The Impossible Solution for Financial Advice

15 Apr 2015

The focus is on advisers. It always has been.

“The institutions don’t want to be in the advice business,” Hewison Private Wealth founder, John Hewison, says. “There’s no money in it.”

Well, there must be money in it, otherwise Hewison wouldn’t run a business himself, but his point is one you hear repeated every so often. The reason AMP, the big banks and IOOF pay the salaries of thousands of financial advisers is because they’re a sales force for products. That’s the logic some people apply to the industry.

If it’s true, then the terrible examples of advisers employed by major institutions serving themselves before their clients can only be explained as corrupt human behaviour, plain and simple. It doesn’t make sense as a business model.

A minority of advisers have let the system down, though, and the public may be tempted to blame the brands behind those advisers. How can the big players ever get themselves out of that tangle?

“I suspect the instos [institutions] will find a way of setting up their advice businesses as independents,” Hewison says, as though it’s a solution. OK, but how? “I don’t know, but I bet those discussions are going on.”

To make an insto look like an independent would be “very, very difficult,” says Steve Tucker, the former MLC chief executive who set up independent licence Koda Capital last year.

What they can do, he says – and they’ll continue to do – is put processes in place to make sure the client’s interests come first, so the client “is put ahead of the institution”.

STRUCTURAL CONFLICT

“The challenge is that, structurally, you’re always dealing with a vertically integrated system [where the adviser is paid by a product-maker],” Tucker says. “It’s very difficult to escape the fact that inside a vertically integrated model there is a structural conflict.”
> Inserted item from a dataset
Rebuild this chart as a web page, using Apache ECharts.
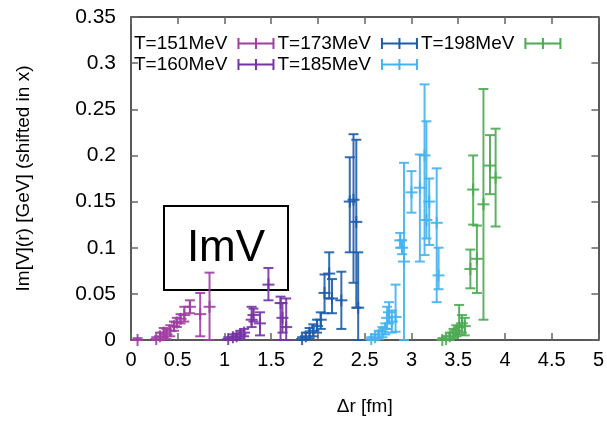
<!DOCTYPE html>
<html><head><meta charset="utf-8">
<script src="https://cdn.jsdelivr.net/npm/echarts@6/dist/echarts.min.js"></script>
<style>html,body{margin:0;padding:0;background:#fff}#c{width:607px;height:421px}</style>
</head><body><div id="c"></div>
<script>
// ---- data (x = shifted r in fm, y = Im V in GeV, lo/hi = error bar ends) ----
const seriesNames = ['T=151MeV', 'T=160MeV', 'T=173MeV', 'T=185MeV', 'T=198MeV'];

const t151X  = [0.07, 0.27, 0.31, 0.35, 0.38, 0.42, 0.46, 0.49, 0.53, 0.57, 0.63, 0.74, 0.84];
const t151Y  = [0.000,0.001,0.004,0.008,0.006,0.010,0.015,0.019,0.023,0.027,0.036,0.028,0.036];
const t151Lo = [0.000,0.000,0.000,0.003,0.001,0.004,0.010,0.014,0.018,0.020,0.029,0.004,0.000];
const t151Hi = [0.002,0.003,0.008,0.013,0.012,0.016,0.020,0.024,0.028,0.036,0.043,0.051,0.073];

const t160X  = [1.04, 1.09, 1.13, 1.17, 1.21, 1.29, 1.31, 1.38, 1.47, 1.60, 1.62, 1.66];
const t160Y  = [0.001,0.003,0.004,0.006,0.008,0.022,0.027,0.018,0.060,0.040,0.024,0.014];
const t160Lo = [0.000,0.000,0.001,0.002,0.004,0.014,0.020,0.005,0.043,0.000,0.008,0.000];
const t160Hi = [0.003,0.006,0.007,0.010,0.012,0.036,0.034,0.030,0.078,0.047,0.040,0.045];

const t173X  = [1.83, 1.87, 1.91, 1.95, 1.99, 2.03, 2.07, 2.12, 2.15, 2.25, 2.34, 2.38, 2.41, 2.43];
const t173Y  = [0.001,0.004,0.008,0.010,0.015,0.022,0.051,0.072,0.045,0.043,0.150,0.152,0.128,0.035];
const t173Lo = [0.000,0.000,0.002,0.004,0.008,0.012,0.029,0.045,0.029,0.012,0.095,0.062,0.035,0.000];
const t173Hi = [0.003,0.008,0.013,0.017,0.022,0.030,0.071,0.095,0.066,0.074,0.198,0.223,0.217,0.095];

const t185X  = [2.57, 2.61, 2.65, 2.69, 2.72, 2.74, 2.76, 2.79, 2.83, 2.88, 2.90, 2.92, 3.00, 3.09, 3.14, 3.16, 3.19, 3.27, 3.29];
const t185Y  = [0.001,0.003,0.006,0.009,0.012,0.024,0.030,0.020,0.025,0.108,0.100,0.085,0.160,0.165,0.200,0.130,0.150,0.127,0.070];
const t185Lo = [0.000,0.000,0.001,0.003,0.006,0.012,0.018,0.008,0.009,0.100,0.093,0.000,0.138,0.085,0.092,0.110,0.103,0.041,0.055];
const t185Hi = [0.003,0.006,0.010,0.014,0.018,0.036,0.041,0.032,0.060,0.116,0.108,0.192,0.183,0.201,0.277,0.237,0.175,0.186,0.100];

const t198X  = [3.33, 3.37, 3.41, 3.45, 3.48, 3.51, 3.54, 3.57, 3.63, 3.66, 3.70, 3.77, 3.84, 3.90];
const t198Y  = [0.000,0.001,0.004,0.007,0.010,0.014,0.018,0.015,0.077,0.163,0.088,0.147,0.189,0.176];
const t198Lo = [0.000,0.000,0.000,0.002,0.004,0.006,0.008,0.005,0.056,0.125,0.051,0.022,0.158,0.123];
const t198Hi = [0.002,0.004,0.008,0.012,0.016,0.038,0.027,0.024,0.098,0.200,0.124,0.272,0.222,0.229];

const seriesColors = ['#a03fa3', '#7533a6', '#1d5cab', '#44b3ee', '#4caa52'];

// ---- build ----
function zip(xs, ys, lo, hi) { return xs.map((x, i) => [x, ys[i], lo[i], hi[i]]); }
const allData = [
  zip(t151X, t151Y, t151Lo, t151Hi),
  zip(t160X, t160Y, t160Lo, t160Hi),
  zip(t173X, t173Y, t173Lo, t173Hi),
  zip(t185X, t185Y, t185Lo, t185Hi),
  zip(t198X, t198Y, t198Lo, t198Hi)
];

function renderItem(params, api) {
  const x = api.value(0), y = api.value(1), lo = api.value(2), hi = api.value(3);
  const pc = api.coord([x, y]), pl = api.coord([x, lo]), ph = api.coord([x, hi]);
  const cap = 5, mk = 6;
  const style = { stroke: api.visual('color'), lineWidth: 2, opacity: 0.9 };
  return {
    type: 'group',
    children: [
      { type: 'line', shape: { x1: pl[0], y1: pl[1], x2: ph[0], y2: ph[1] }, style },
      { type: 'line', shape: { x1: pl[0] - cap, y1: pl[1], x2: pl[0] + cap, y2: pl[1] }, style },
      { type: 'line', shape: { x1: ph[0] - cap, y1: ph[1], x2: ph[0] + cap, y2: ph[1] }, style },
      { type: 'line', shape: { x1: pc[0] - mk, y1: pc[1], x2: pc[0] + mk, y2: pc[1] }, style },
      { type: 'line', shape: { x1: pc[0], y1: pc[1] - mk, x2: pc[0], y2: pc[1] + mk }, style }
    ]
  };
}

const FONT = 'Liberation Sans';
const legendIcon = 'path://M0,0H2V11H0Z M0,4.5H37V6.5H0Z M35,0H37V11H35Z M17.5,0H19.5V11H17.5Z';
const legendBase = {
  left: 134, icon: legendIcon, itemWidth: 37, itemHeight: 11, itemGap: 3, align: 'right',
  padding: 0, selectedMode: false,
  textStyle: { fontFamily: FONT, fontSize: 19, color: '#000', padding: [0, 5, 0, 0] }
};

const axisCommon = {
  axisLine: { show: true, onZero: false, lineStyle: { color: '#222', width: 1.5 } },
  axisTick: { show: true, inside: true, length: 7, lineStyle: { color: '#666', width: 1.5 } },
  splitLine: { show: false }
};

const chart = echarts.init(document.getElementById('c'));
chart.setOption({
  animation: false,
  backgroundColor: '#fff',
  grid: { left: 131, right: 6, top: 17, bottom: 81 },
  legend: [
    Object.assign({}, legendBase, { top: 34, data: [seriesNames[0], seriesNames[2], seriesNames[4]] }),
    Object.assign({}, legendBase, { top: 55, data: [seriesNames[1], seriesNames[3]] })
  ],
  xAxis: [
    Object.assign({}, axisCommon, {
      type: 'value', min: 0, max: 5, interval: 0.5, position: 'bottom',
      name: 'Δr [fm]', nameLocation: 'middle', nameGap: 57,
      nameTextStyle: { fontFamily: FONT, fontSize: 19, color: '#000' },
      axisLabel: { fontFamily: FONT, fontSize: 20, color: '#000', margin: 10 }
    }),
    Object.assign({}, axisCommon, {
      type: 'value', min: 0, max: 5, interval: 0.5, position: 'top', axisLabel: { show: false }
    })
  ],
  yAxis: [
    Object.assign({}, axisCommon, {
      type: 'value', min: 0, max: 0.35, interval: 0.05, position: 'left',
      name: 'Im[V](r) [GeV] (shifted in x)', nameLocation: 'middle', nameGap: 98,
      nameTextStyle: { fontFamily: FONT, fontSize: 19, color: '#000' },
      axisLabel: { fontFamily: FONT, fontSize: 21, color: '#000', margin: 15 }
    }),
    Object.assign({}, axisCommon, {
      type: 'value', min: 0, max: 0.35, interval: 0.05, position: 'right', axisLabel: { show: false }
    })
  ],
  graphic: [
    { type: 'rect', z: 1, shape: { x: 164, y: 206, width: 124, height: 84 },
      style: { fill: 'none', stroke: '#000', lineWidth: 2 } },
    { type: 'text', z: 1, x: 226, y: 249,
      style: { text: 'ImV', font: '44px "Liberation Sans"', fill: '#000', align: 'center', verticalAlign: 'middle' } }
  ],
  series: seriesNames.map((name, i) => ({
    name, type: 'custom', renderItem, clip: false,
    color: seriesColors[i], itemStyle: { color: seriesColors[i] },
    encode: { x: 0, y: 1 },
    data: allData[i], z: 3
  }))
});
</script></body></html>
The only ways clients can be guaranteed complete independence is with a structure that ensures separation of advice and product, Collins House managing director, Dominic Alafaci, says. “You really can’t have any financial products of your own,” he says.

If the institutions aren’t independent, then they wouldn’t be silly enough to claim they are. So Hewison’s neat conundrum for them will remain unsolved. Instead, the instos’ model can endure as long as it is armed with tiny snares laid to capture any errant advice that benefits the adviser more than the client.

That’s all good when everything’s travelling along nicely. But it’s humans who deal out bad advice, motivated by funnelling more revenue into their practice or home renovation or wardrobe or whatever.

“Where poor advice is given inside a vertically integrated model, it shouldn’t always be assumed that’s because the organisation has forced that to happen,” Tucker says.

The focus is on advisers. It always has been.